6. Meeting the parents (and family) is actually terrifying.

Yeah, I thought I always loved meeting new people until I had to meet his family. Was I scared? Yes. Did I try to think of every possible way to avoid it? Yes. First impressions are everything. I wanted to be as perfect as I could be and get off on the right foot, but then I also wanted to be myself. But, like, not too much like myself because I can be super weird. Ugh. In the end, everything went fine, but my anxiety levels were through the roof.

7. I will never be physically stronger than him.

I am a very competitive person. Like super competitive. That being said, I have learned one very important thing: I will never be able to beat him in the strength department. Now, I know I said I learned it, but that does NOT mean I will accept it. I will fight forever just to beat him one time. Just one time. Is that too much to ask?

8. Your significant other will get to know you extremely well.

With Brandon, I literally can't hide anything. I could be putting up the best performance ever and acting as happy as I can be, but he will see right through it. This might be annoying to some people, but I think it is so amazing. Someone knows you so well that they can tell right away something is wrong. And kind of a side note to this: I learned that you aren’t truly mad if they can make you laugh . . . just saying.

9. Communicating is HUGE.

I am not one to talk about my feelings. I have never liked doing it and I don’t think I ever will, but being in a relationship is a whole different ball game. You can’t make it work without communication. Arguments will never be settled and your relationship has no chance. This is one thing I have learned to start doing. I struggled in the beginning, but have gotten so much better. This has made a huge impact on our relationship and how we work out our issues.

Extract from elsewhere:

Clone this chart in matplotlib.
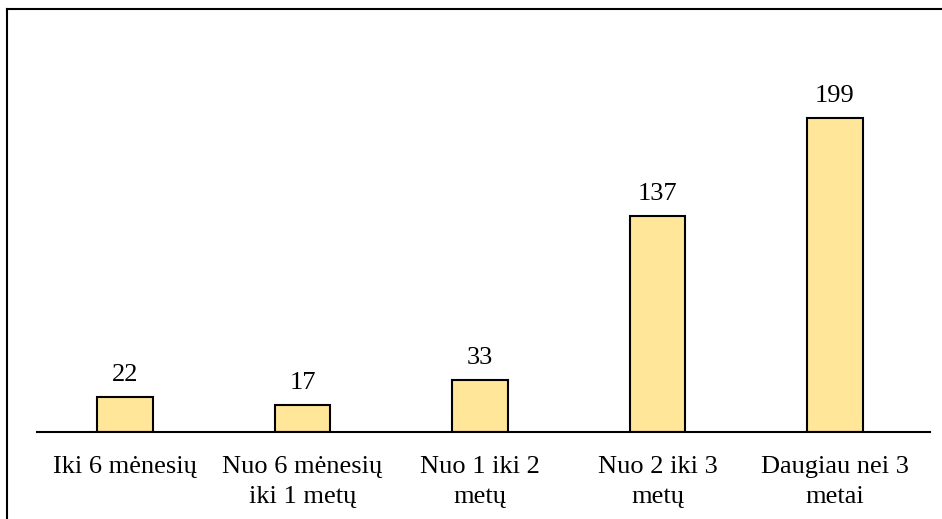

10. Don’t sleep on an argument.

Every relationship has ups and downs. Don’t be naïve and think that you won’t ever argue. The difference between those who fall apart due to arguments and those who stick together is this: they communicate the ENTIRE argument and never end with unspoken words. Getting it all out and being completely honest is the only way to settle an argument and end on good terms. Plus, you will sleep SO much better when you aren’t worrying.

11. Long distance is hard - but so worth it.

I could go on and on about this one, but I won’t, don’t worry. I did not expect being apart would be as hard as it actually is. I so wish I could’ve packed my boyfriend with me when I left for college. Despite all the sad nights and missing him like crazy, it is going to be so worth it in the long run when I can finally be with him again. I always say, "if it is meant to be it will be." And boy, do I hope it is to be.

12. You really don't realize what you have until it is gone.

On top of the long-distance thing, the saying “you don’t realize what you have until it is gone” is so true. Yes, I still have my boyfriend and we are still dating, but when I left for Syracuse, I lost the physical part of him. I didn’t realize just how much I had become accustomed to being around him all the time and being able to call him on the spot and have a spontaneous Chipotle date. I am missing him so incredibly much, but it makes me realize just how much I am in love with him, and just how much I don’t want to lose him.

After one whole year of being so in love, I wouldn’t want my life any other way. I have another person who is like family to me and I am able to be my complete self around. I have the most fun when I am with him being silly and messing around. I know I will always have him to be there for me and love me. While I have learned so much already, I know the next year with him will bring so many new things as well (and I can’t wait!!!!!).